* **DIRECTIVE**: Retype these lines and no others: the line holding "Emit a Python", the line holding "return 1 + (p - X0) / S", and all lines between them. Pictures stay out.

* **DATA SHOWN**:
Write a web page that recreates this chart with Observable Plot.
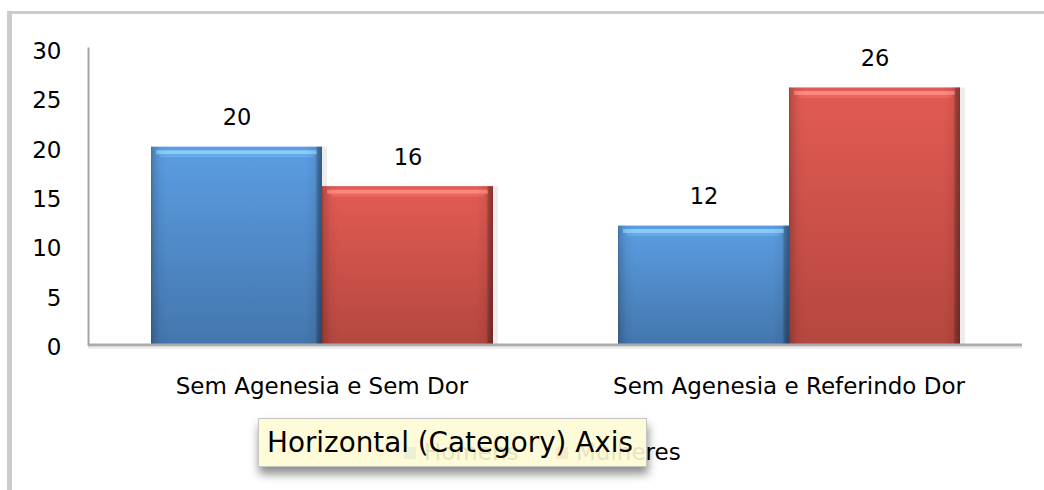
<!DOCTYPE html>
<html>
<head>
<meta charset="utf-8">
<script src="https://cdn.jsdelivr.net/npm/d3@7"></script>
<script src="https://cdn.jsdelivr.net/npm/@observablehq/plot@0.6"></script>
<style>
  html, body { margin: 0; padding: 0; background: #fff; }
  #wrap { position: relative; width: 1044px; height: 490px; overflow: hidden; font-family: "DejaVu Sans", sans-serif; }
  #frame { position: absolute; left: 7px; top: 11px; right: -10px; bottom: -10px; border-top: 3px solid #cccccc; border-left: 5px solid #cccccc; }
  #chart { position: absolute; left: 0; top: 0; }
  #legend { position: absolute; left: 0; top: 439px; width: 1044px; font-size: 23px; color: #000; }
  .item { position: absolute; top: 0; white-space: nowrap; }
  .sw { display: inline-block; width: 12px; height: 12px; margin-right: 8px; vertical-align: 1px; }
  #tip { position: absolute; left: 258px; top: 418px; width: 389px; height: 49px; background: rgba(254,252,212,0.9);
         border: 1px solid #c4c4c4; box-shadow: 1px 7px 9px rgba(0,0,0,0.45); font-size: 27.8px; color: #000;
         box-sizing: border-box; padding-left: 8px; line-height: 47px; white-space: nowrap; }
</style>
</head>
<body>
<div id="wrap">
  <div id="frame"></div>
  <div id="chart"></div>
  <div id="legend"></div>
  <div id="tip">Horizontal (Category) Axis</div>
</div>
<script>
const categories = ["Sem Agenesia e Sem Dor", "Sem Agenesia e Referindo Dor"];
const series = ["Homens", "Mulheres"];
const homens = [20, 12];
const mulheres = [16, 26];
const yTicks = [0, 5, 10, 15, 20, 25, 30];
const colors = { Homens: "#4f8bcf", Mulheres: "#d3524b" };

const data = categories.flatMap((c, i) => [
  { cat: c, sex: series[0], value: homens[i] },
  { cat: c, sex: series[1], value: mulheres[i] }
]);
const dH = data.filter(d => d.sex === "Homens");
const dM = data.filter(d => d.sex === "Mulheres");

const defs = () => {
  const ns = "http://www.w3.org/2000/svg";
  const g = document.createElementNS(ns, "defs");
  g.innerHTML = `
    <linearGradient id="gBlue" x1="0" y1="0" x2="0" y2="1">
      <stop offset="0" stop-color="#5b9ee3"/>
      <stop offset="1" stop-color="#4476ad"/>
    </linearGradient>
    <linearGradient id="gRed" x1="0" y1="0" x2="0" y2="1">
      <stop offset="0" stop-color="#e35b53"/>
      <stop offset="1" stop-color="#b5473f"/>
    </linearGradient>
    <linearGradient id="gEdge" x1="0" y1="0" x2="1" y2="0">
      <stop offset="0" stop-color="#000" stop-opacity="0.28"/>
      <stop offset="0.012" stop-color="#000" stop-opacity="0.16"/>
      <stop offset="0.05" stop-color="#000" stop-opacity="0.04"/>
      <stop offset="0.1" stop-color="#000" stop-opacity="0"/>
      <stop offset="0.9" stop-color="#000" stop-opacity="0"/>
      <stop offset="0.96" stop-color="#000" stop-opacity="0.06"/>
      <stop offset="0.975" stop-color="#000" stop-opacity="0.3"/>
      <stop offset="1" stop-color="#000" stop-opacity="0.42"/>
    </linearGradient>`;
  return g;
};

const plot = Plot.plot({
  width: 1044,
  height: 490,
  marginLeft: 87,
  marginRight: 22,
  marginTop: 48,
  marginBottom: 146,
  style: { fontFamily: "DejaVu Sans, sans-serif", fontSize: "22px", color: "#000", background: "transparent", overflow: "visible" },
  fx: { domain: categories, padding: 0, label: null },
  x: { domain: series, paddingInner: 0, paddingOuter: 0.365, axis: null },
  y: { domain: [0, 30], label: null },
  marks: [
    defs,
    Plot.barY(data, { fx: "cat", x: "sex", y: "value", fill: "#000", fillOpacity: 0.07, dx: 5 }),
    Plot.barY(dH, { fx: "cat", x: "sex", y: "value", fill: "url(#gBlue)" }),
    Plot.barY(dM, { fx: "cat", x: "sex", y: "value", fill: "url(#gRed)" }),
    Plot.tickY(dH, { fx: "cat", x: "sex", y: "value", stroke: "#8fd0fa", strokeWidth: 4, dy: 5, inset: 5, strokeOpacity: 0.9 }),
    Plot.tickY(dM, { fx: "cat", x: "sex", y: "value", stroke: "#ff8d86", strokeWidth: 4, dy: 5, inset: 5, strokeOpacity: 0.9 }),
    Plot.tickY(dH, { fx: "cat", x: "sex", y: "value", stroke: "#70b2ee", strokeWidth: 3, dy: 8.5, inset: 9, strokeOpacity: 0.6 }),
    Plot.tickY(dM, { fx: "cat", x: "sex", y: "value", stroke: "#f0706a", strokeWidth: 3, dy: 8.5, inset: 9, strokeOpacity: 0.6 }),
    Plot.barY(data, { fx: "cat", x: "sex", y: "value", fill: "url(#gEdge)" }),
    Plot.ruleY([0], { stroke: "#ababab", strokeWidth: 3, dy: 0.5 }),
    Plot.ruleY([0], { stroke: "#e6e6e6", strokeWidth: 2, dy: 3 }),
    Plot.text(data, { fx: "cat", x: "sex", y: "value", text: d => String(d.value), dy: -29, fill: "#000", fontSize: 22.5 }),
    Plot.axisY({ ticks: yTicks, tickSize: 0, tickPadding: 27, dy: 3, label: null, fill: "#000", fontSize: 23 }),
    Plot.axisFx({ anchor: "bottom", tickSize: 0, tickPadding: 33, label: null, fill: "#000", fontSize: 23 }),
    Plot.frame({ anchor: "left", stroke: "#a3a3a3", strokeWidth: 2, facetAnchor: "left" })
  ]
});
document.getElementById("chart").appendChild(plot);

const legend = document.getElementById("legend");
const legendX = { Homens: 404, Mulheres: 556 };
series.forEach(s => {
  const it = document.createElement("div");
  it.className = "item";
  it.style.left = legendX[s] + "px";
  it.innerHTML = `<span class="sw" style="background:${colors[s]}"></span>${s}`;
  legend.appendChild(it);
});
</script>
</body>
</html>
...
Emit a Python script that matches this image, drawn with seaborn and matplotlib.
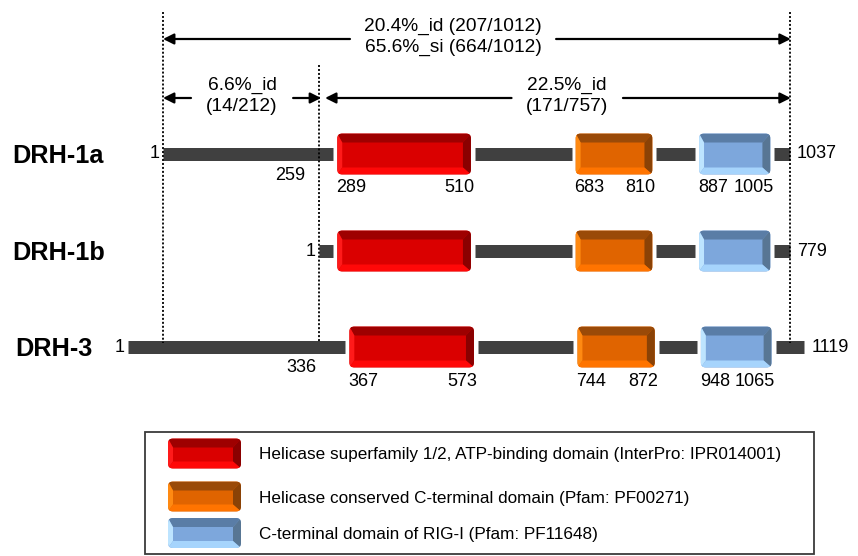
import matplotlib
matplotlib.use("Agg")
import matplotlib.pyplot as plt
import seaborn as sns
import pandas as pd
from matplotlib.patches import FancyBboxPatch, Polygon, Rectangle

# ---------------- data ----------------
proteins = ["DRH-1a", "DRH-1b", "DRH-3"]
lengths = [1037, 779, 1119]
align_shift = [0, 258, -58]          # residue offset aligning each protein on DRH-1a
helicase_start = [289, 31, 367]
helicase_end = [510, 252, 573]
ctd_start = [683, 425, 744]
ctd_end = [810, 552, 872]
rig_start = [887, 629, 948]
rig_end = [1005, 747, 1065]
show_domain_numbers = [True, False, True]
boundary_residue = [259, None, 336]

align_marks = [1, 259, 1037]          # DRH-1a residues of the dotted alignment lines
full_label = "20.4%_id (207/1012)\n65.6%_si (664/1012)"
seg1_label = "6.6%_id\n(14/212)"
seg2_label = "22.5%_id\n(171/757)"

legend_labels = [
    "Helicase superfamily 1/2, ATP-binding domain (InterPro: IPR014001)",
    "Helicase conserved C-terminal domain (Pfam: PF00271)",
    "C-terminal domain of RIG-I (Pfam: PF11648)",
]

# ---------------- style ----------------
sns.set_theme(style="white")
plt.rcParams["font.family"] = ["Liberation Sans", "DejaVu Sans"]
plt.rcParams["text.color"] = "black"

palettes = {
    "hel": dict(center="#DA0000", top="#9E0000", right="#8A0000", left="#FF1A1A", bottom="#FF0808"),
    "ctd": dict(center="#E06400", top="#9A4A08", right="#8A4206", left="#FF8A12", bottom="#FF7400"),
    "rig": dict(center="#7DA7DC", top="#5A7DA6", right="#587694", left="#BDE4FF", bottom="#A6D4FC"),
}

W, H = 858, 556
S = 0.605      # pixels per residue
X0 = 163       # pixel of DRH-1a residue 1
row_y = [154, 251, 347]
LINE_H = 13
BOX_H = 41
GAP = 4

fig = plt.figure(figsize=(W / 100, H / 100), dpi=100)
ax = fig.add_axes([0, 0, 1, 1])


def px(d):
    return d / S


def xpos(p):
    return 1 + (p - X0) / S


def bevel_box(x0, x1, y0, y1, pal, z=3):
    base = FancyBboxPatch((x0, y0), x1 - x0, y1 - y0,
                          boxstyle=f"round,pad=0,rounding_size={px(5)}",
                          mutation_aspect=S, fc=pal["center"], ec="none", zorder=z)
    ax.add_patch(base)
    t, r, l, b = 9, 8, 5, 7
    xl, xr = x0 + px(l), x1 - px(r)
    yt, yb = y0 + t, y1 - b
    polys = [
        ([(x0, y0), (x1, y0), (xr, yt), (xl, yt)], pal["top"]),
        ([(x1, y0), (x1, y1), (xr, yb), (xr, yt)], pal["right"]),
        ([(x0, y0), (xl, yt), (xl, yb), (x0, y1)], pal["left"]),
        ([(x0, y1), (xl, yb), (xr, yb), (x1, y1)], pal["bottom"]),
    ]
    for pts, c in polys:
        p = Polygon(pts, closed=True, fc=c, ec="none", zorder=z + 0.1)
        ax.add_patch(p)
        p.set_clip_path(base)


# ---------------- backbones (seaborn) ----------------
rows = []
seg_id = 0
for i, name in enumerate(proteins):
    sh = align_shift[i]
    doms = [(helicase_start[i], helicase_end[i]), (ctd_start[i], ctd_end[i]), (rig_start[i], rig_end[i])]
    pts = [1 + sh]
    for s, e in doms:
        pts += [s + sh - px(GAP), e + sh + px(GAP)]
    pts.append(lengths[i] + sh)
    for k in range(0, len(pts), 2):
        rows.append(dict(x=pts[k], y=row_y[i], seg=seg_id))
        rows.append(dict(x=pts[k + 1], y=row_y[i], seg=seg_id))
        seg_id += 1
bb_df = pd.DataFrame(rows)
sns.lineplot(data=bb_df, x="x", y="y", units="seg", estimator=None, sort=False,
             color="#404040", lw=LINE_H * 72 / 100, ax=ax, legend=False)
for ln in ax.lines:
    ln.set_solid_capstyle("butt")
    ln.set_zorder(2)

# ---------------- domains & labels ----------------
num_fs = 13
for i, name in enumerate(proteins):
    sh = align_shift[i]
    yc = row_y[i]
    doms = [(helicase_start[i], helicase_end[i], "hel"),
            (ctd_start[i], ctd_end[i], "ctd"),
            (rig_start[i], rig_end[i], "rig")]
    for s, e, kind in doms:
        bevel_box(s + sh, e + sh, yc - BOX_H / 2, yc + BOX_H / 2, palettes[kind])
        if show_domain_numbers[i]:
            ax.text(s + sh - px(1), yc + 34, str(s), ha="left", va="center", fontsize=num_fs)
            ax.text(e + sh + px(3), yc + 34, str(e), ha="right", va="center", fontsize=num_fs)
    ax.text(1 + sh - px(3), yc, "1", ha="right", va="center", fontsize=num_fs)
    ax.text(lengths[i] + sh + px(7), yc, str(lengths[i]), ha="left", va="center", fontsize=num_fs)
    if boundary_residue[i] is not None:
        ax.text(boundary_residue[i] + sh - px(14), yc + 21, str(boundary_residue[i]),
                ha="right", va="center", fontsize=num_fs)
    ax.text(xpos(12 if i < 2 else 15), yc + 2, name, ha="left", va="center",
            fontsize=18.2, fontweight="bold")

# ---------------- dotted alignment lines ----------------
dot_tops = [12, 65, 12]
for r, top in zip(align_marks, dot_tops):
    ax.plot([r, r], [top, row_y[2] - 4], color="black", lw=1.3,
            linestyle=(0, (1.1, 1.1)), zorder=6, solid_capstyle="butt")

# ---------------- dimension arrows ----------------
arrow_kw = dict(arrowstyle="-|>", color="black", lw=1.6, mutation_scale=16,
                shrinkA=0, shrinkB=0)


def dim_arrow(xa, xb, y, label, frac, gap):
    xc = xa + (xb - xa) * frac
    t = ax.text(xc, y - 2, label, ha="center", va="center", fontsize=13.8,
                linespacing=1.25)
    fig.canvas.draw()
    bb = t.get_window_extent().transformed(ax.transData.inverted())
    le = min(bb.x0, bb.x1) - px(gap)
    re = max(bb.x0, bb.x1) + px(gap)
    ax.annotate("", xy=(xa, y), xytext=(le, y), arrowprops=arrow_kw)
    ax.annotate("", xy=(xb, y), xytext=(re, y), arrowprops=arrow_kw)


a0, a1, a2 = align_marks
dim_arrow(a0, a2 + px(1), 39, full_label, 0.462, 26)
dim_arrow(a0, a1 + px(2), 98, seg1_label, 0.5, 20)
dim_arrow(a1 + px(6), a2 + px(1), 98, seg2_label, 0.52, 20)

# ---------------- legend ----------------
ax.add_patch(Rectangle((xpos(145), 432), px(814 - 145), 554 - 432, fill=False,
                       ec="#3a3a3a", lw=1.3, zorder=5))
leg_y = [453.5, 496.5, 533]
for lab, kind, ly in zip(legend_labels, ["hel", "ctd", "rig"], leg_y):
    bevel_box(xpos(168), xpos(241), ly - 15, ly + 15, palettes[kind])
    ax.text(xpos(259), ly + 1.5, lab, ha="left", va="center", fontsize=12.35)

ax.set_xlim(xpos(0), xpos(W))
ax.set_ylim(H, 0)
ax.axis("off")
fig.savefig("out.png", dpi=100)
--
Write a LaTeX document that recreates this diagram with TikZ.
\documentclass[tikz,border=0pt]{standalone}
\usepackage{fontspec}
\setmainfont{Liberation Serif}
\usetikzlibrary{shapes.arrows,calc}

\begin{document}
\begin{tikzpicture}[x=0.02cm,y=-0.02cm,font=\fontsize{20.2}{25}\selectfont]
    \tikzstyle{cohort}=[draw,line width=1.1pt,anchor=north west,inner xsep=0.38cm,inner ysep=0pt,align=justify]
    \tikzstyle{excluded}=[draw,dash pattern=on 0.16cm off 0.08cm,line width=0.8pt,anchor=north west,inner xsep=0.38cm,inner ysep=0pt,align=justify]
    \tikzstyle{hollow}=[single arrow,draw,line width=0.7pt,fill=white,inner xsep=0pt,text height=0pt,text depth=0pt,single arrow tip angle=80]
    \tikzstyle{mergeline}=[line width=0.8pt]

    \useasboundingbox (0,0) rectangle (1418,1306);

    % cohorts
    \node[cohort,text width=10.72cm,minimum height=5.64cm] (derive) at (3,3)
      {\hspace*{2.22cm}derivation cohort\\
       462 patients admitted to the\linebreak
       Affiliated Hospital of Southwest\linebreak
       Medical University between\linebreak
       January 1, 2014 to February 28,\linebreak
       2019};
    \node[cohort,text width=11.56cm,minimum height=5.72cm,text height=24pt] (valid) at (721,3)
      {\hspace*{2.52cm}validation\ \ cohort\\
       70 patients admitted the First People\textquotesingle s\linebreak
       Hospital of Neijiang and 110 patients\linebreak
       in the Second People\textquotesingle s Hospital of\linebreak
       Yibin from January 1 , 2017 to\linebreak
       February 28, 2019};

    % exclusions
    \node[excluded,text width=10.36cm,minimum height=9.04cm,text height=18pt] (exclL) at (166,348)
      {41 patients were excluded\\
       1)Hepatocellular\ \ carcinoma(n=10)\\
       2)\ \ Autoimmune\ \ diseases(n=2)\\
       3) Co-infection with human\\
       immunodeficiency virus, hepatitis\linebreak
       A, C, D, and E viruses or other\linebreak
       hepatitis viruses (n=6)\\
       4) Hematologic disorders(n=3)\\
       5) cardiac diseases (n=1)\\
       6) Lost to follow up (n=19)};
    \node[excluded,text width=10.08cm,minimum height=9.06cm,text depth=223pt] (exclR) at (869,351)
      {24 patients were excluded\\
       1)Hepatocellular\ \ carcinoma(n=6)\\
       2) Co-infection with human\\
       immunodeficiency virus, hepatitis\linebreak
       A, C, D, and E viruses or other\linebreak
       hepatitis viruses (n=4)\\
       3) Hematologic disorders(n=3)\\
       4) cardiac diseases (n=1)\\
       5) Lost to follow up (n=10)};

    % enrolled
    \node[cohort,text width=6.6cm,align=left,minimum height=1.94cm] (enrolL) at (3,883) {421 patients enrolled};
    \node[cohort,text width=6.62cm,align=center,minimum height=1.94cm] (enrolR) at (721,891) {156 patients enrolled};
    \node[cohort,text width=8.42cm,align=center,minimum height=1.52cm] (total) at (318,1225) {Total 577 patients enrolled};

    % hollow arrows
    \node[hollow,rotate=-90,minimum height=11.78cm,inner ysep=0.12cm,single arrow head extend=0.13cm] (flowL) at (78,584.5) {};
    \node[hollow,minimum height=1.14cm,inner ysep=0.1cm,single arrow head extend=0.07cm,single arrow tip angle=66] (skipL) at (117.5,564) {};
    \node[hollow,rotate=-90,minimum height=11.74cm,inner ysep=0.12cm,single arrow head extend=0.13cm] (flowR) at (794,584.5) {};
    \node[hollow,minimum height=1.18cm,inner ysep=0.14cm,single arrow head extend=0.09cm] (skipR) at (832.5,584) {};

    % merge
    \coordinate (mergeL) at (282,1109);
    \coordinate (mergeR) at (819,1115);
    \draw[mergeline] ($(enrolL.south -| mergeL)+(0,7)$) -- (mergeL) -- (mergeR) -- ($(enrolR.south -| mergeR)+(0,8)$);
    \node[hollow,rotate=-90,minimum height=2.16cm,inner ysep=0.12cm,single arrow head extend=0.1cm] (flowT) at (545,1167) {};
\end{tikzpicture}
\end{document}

* **OUTPUT OF THE EXERCISE**:
Emit a Python script that matches this image, drawn with seaborn and matplotlib.
import matplotlib
matplotlib.use("Agg")
import matplotlib.pyplot as plt
import seaborn as sns
import pandas as pd
from matplotlib.patches import FancyBboxPatch, Polygon, Rectangle

# ---------------- data ----------------
proteins = ["DRH-1a", "DRH-1b", "DRH-3"]
lengths = [1037, 779, 1119]
align_shift = [0, 258, -58]          # residue offset aligning each protein on DRH-1a
helicase_start = [289, 31, 367]
helicase_end = [510, 252, 573]
ctd_start = [683, 425, 744]
ctd_end = [810, 552, 872]
rig_start = [887, 629, 948]
rig_end = [1005, 747, 1065]
show_domain_numbers = [True, False, True]
boundary_residue = [259, None, 336]

align_marks = [1, 259, 1037]          # DRH-1a residues of the dotted alignment lines
full_label = "20.4%_id (207/1012)\n65.6%_si (664/1012)"
seg1_label = "6.6%_id\n(14/212)"
seg2_label = "22.5%_id\n(171/757)"

legend_labels = [
    "Helicase superfamily 1/2, ATP-binding domain (InterPro: IPR014001)",
    "Helicase conserved C-terminal domain (Pfam: PF00271)",
    "C-terminal domain of RIG-I (Pfam: PF11648)",
]

# ---------------- style ----------------
sns.set_theme(style="white")
plt.rcParams["font.family"] = ["Liberation Sans", "DejaVu Sans"]
plt.rcParams["text.color"] = "black"

palettes = {
    "hel": dict(center="#DA0000", top="#9E0000", right="#8A0000", left="#FF1A1A", bottom="#FF0808"),
    "ctd": dict(center="#E06400", top="#9A4A08", right="#8A4206", left="#FF8A12", bottom="#FF7400"),
    "rig": dict(center="#7DA7DC", top="#5A7DA6", right="#587694", left="#BDE4FF", bottom="#A6D4FC"),
}

W, H = 858, 556
S = 0.605      # pixels per residue
X0 = 163       # pixel of DRH-1a residue 1
row_y = [154, 251, 347]
LINE_H = 13
BOX_H = 41
GAP = 4

fig = plt.figure(figsize=(W / 100, H / 100), dpi=100)
ax = fig.add_axes([0, 0, 1, 1])


def px(d):
    return d / S


def xpos(p):
    return 1 + (p - X0) / S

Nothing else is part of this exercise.